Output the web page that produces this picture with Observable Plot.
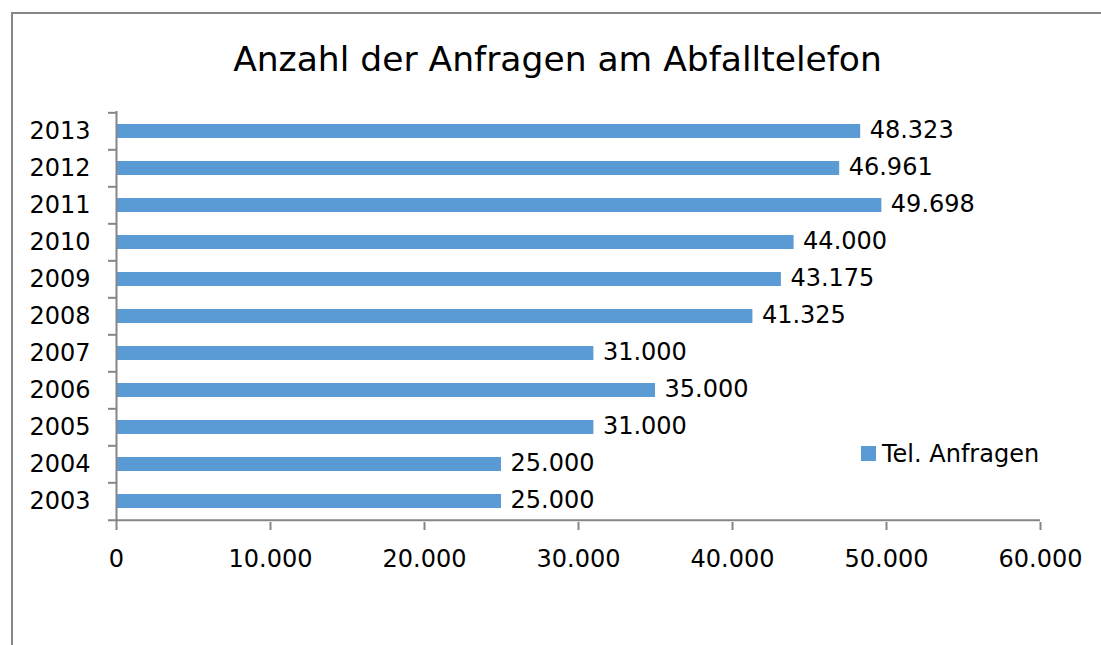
<!DOCTYPE html>
<html><head><meta charset="utf-8">
<script src="https://cdn.jsdelivr.net/npm/d3@7"></script>
<script src="https://cdn.jsdelivr.net/npm/@observablehq/plot@0.6"></script>
<style>
body{margin:0;background:#fff;}
#wrap{position:relative;width:1101px;height:645px;overflow:hidden;font-family:"DejaVu Sans",sans-serif;}
#border{position:absolute;left:11px;top:12px;width:1200px;height:800px;border:2px solid #878787;box-sizing:border-box;}
#chart{position:absolute;left:0;top:0;}
#overlay{position:absolute;left:0;top:0;}
</style></head>
<body><div id="wrap"><div id="border"></div><div id="chart"></div>
<svg id="overlay" width="1101" height="645" font-family="'DejaVu Sans', sans-serif">
<text id="title" x="557.5" y="71" text-anchor="middle" font-size="34.5" fill="#000">Anzahl der Anfragen am Abfalltelefon</text>
<rect id="legsw" x="861" y="446" width="15" height="15" fill="#5B9BD5"></rect>
<text id="legtx" x="882" y="461.5" font-size="24" fill="#000">Tel. Anfragen</text>
</svg>
</div>
<script>
const years = ["2003","2004","2005","2006","2007","2008","2009","2010","2011","2012","2013"];
const values = [25000,25000,31000,35000,31000,41325,43175,44000,49698,46961,48323];
const xTicks = [0,10000,20000,30000,40000,50000,60000];
const seriesName = "Tel. Anfragen";
const titleText = "Anzahl der Anfragen am Abfalltelefon";

const data = years.map((y,i)=>({year:y, value:values[i]}));
const yDomain = years.slice().reverse();
const de = d3.formatLocale({decimal:",", thousands:".", grouping:[3], currency:["","€"]});
const fmt = de.format(",");
const gray = "#868686";
const blue = "#5B9BD5";
const W = 1101, H = 645, mL = 116, mR = 61, mT = 111, mB = 123;
const step = (H - mT - mB) / years.length;
const tickLenData = 8 * 60000 / (W - mL - mR);
const font = "'DejaVu Sans', sans-serif";

const plot = Plot.plot({
  width: W, height: H,
  marginLeft: mL, marginRight: mR, marginTop: mT, marginBottom: mB,
  style: {fontFamily: font, color: "#000", background: "transparent", overflow: "visible"},
  x: {domain: [0, 60000]},
  y: {domain: yDomain, paddingInner: 0.61, paddingOuter: 0.305},
  marks: [
    Plot.barX(data, {x: "value", y: "year", fill: blue}),
    Plot.text(data, {x: "value", y: "year", text: d => fmt(d.value), textAnchor: "start", dx: 9, dy: -1, fontSize: 24, fill: "#000"}),
    Plot.ruleY(yDomain, {y: d => d, dy: -step/2, x1: -tickLenData, x2: 0, stroke: gray, strokeWidth: 2}),
    Plot.ruleY([yDomain[yDomain.length-1]], {y: d => d, dy: step/2, x1: -tickLenData, x2: 60000, stroke: gray, strokeWidth: 2}),
    Plot.ruleX([0], {stroke: gray, strokeWidth: 2}),
    Plot.axisX({ticks: xTicks, tickSize: 8, tickPadding: 19, stroke: gray, strokeWidth: 2, tickFormat: fmt, fontSize: 24, fill: "#000", label: null}),
    Plot.axisY({tickSize: 0, tickPadding: 26, fontSize: 24, fill: "#000", label: null})
  ]
});
document.getElementById("chart").appendChild(plot);
document.getElementById("title").textContent = titleText;
document.getElementById("legtx").textContent = seriesName;
</script>
</body></html>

> **Exercise description**
Every line above should be repeated exactly; pictures stay out of the copy.

> **Result of this task**
Output the web page that produces this picture with Observable Plot.
<!DOCTYPE html>
<html><head><meta charset="utf-8">
<script src="https://cdn.jsdelivr.net/npm/d3@7"></script>
<script src="https://cdn.jsdelivr.net/npm/@observablehq/plot@0.6"></script>
<style>
body{margin:0;background:#fff;}
#wrap{position:relative;width:1101px;height:645px;overflow:hidden;font-family:"DejaVu Sans",sans-serif;}
#border{position:absolute;left:11px;top:12px;width:1200px;height:800px;border:2px solid #878787;box-sizing:border-box;}
#chart{position:absolute;left:0;top:0;}
#overlay{position:absolute;left:0;top:0;}
</style></head>
<body><div id="wrap"><div id="border"></div><div id="chart"></div>
<svg id="overlay" width="1101" height="645" font-family="'DejaVu Sans', sans-serif">
<text id="title" x="557.5" y="71" text-anchor="middle" font-size="34.5" fill="#000">Anzahl der Anfragen am Abfalltelefon</text>
<rect id="legsw" x="861" y="446" width="15" height="15" fill="#5B9BD5"></rect>
<text id="legtx" x="882" y="461.5" font-size="24" fill="#000">Tel. Anfragen</text>
</svg>
</div>
<script>
const years = ["2003","2004","2005","2006","2007","2008","2009","2010","2011","2012","2013"];
const values = [25000,25000,31000,35000,31000,41325,43175,44000,49698,46961,48323];
const xTicks = [0,10000,20000,30000,40000,50000,60000];
const seriesName = "Tel. Anfragen";
const titleText = "Anzahl der Anfragen am Abfalltelefon";

const data = years.map((y,i)=>({year:y, value:values[i]}));
const yDomain = years.slice().reverse();
const de = d3.formatLocale({decimal:",", thousands:".", grouping:[3], currency:["","€"]});
const fmt = de.format(",");
const gray = "#868686";
const blue = "#5B9BD5";
const W = 1101, H = 645, mL = 116, mR = 61, mT = 111, mB = 123;
const step = (H - mT - mB) / years.length;
const tickLenData = 8 * 60000 / (W - mL - mR);
const font = "'DejaVu Sans', sans-serif";

const plot = Plot.plot({
  width: W, height: H,
  marginLeft: mL, marginRight: mR, marginTop: mT, marginBottom: mB,
  style: {fontFamily: font, color: "#000", background: "transparent", overflow: "visible"},
  x: {domain: [0, 60000]},
  y: {domain: yDomain, paddingInner: 0.61, paddingOuter: 0.305},
  marks: [
    Plot.barX(data, {x: "value", y: "year", fill: blue}),
    Plot.text(data, {x: "value", y: "year", text: d => fmt(d.value), textAnchor: "start", dx: 9, dy: -1, fontSize: 24, fill: "#000"}),
    Plot.ruleY(yDomain, {y: d => d, dy: -step/2, x1: -tickLenData, x2: 0, stroke: gray, strokeWidth: 2}),
    Plot.ruleY([yDomain[yDomain.length-1]], {y: d => d, dy: step/2, x1: -tickLenData, x2: 60000, stroke: gray, strokeWidth: 2}),
    Plot.ruleX([0], {stroke: gray, strokeWidth: 2}),
    Plot.axisX({ticks: xTicks, tickSize: 8, tickPadding: 19, stroke: gray, strokeWidth: 2, tickFormat: fmt, fontSize: 24, fill: "#000", label: null}),
    Plot.axisY({tickSize: 0, tickPadding: 26, fontSize: 24, fill: "#000", label: null})
  ]
});
document.getElementById("chart").appendChild(plot);
document.getElementById("title").textContent = titleText;
document.getElementById("legtx").textContent = seriesName;
</script>
</body></html>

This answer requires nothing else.